No. The problem is that bandwidth is getting harder to come by than computing density. Moving data back and forth between three types of processors creates a lot of overhead. Applications have workloads that become ever more diverse, so in time it's best to have one type of processor which can handle a variety of workloads, with minimal data movement.

Opinions vary, but I believe such an architecture is within reach. The latest CPUs have a pretty good computing density (200 GFLOPS, and FMA could double that), but they lack efficiency at accessing irregularly stored data, and they are not power efficient due to the complex out-of-order execution architecture. The first issue can be fixed with gather/scatter support, while the second issue could be fixed by reducing the instruction rate by a factor four by executing 1024-bit operations in four cycles on 256-bit execution units.

Implementing these things is certainly not without challenges, but in perspective they don't seem unsurmountable. There are plenty of approaches to implement gather/scatter, and they can converge to the most balanced solution in multiple generations.
 
Larrabee has dedicated texture samplers. Its troubles to become a viable high-end GPU likely had nothing to do with texturing.

For the CPU, texturing at "acceptable" performance is possible. There's about a 4x performance gap between a quad-core Sandy Bridge CPU, and its IGP, while only making use of 128-bit SSE. Replacing the IGP with more CPU cores, using 256-bit AVX operations, using fused multiply-add (FMA) instructions, and using gather/scatter would massively improve effective performance. And by using 1024-bit registers the power consumption could be reduced to acceptable levels.
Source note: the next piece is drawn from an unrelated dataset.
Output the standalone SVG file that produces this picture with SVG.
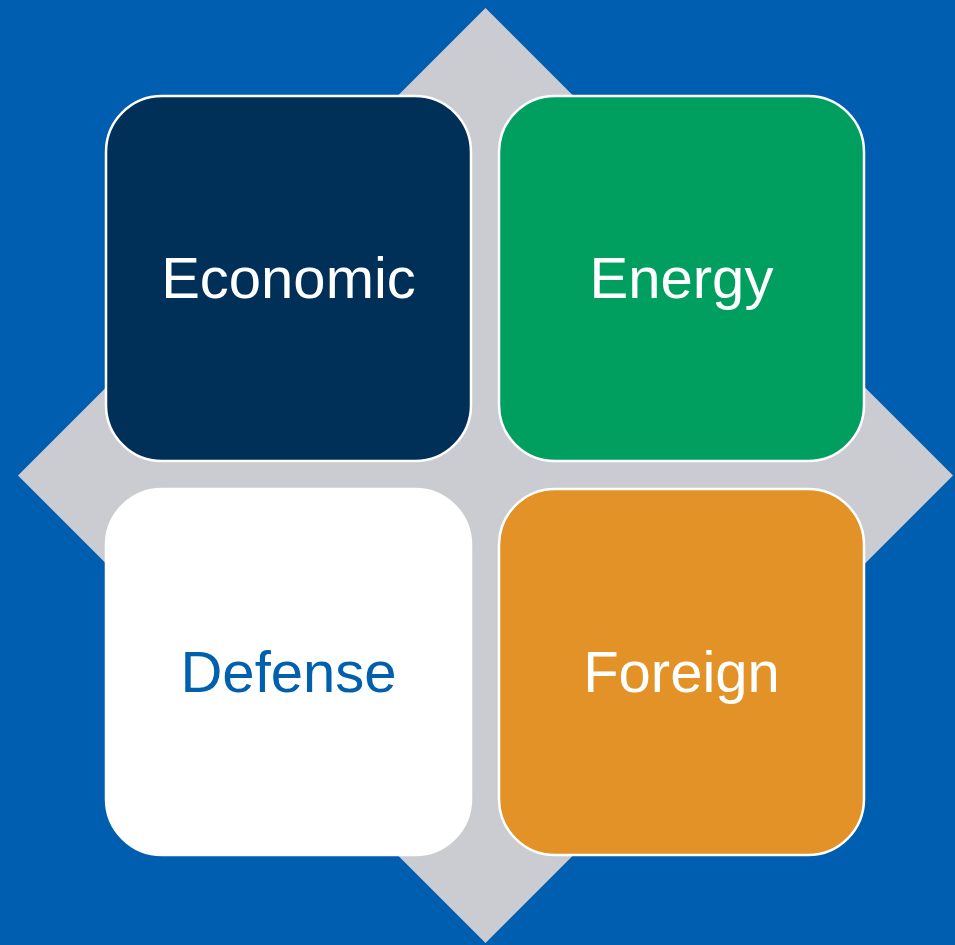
<svg xmlns="http://www.w3.org/2000/svg" width="955" height="945" viewBox="0 0 955 945">
  <style>
    .tile { stroke: #FFFFFF; stroke-width: 2.5; }
    .label { font-family: "Liberation Sans", Arial, sans-serif; font-size: 58px; text-anchor: middle; fill: #FFFFFF; }
  </style>
  <rect width="955" height="945" fill="#005EB0"/>
  <!-- grey diamond behind the tiles -->
  <polygon id="diamond" points="485.5,8 953,475.5 485.5,943 18,475.5" fill="#CBCCD1"/>
  <g id="economic">
    <rect class="tile" x="106" y="96" width="365" height="365" rx="56" fill="#003057"/>
    <text class="label" x="288.5" y="298">Economic</text>
  </g>
  <g id="energy">
    <rect class="tile" x="499" y="96" width="365" height="365" rx="56" fill="#009F60"/>
    <text class="label" x="681.5" y="298">Energy</text>
  </g>
  <g id="defense">
    <rect class="tile" x="106" y="489" width="365" height="366" rx="56" fill="#FFFFFF"/>
    <text class="label" x="288.5" y="692" fill="#0060AE" style="fill:#0060AE">Defense</text>
  </g>
  <g id="foreign">
    <rect class="tile" x="499" y="489" width="365" height="366" rx="56" fill="#E29226"/>
    <text class="label" x="681.5" y="692">Foreign</text>
  </g>
  <g id="connectors"/>
</svg>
Since such a solution lacks dedicated texture samplers and is still based on an out-of-order architecture, it would be somewhat less efficient than Larrabee. However, unlike Larrabee it's not up against dedicated high-end GPUs from the competition, but up against tiny IGPs. A homogeneous 'unified' architecture has the advantage that a lot more chip area is available, and it is valuable for all kinds of markets.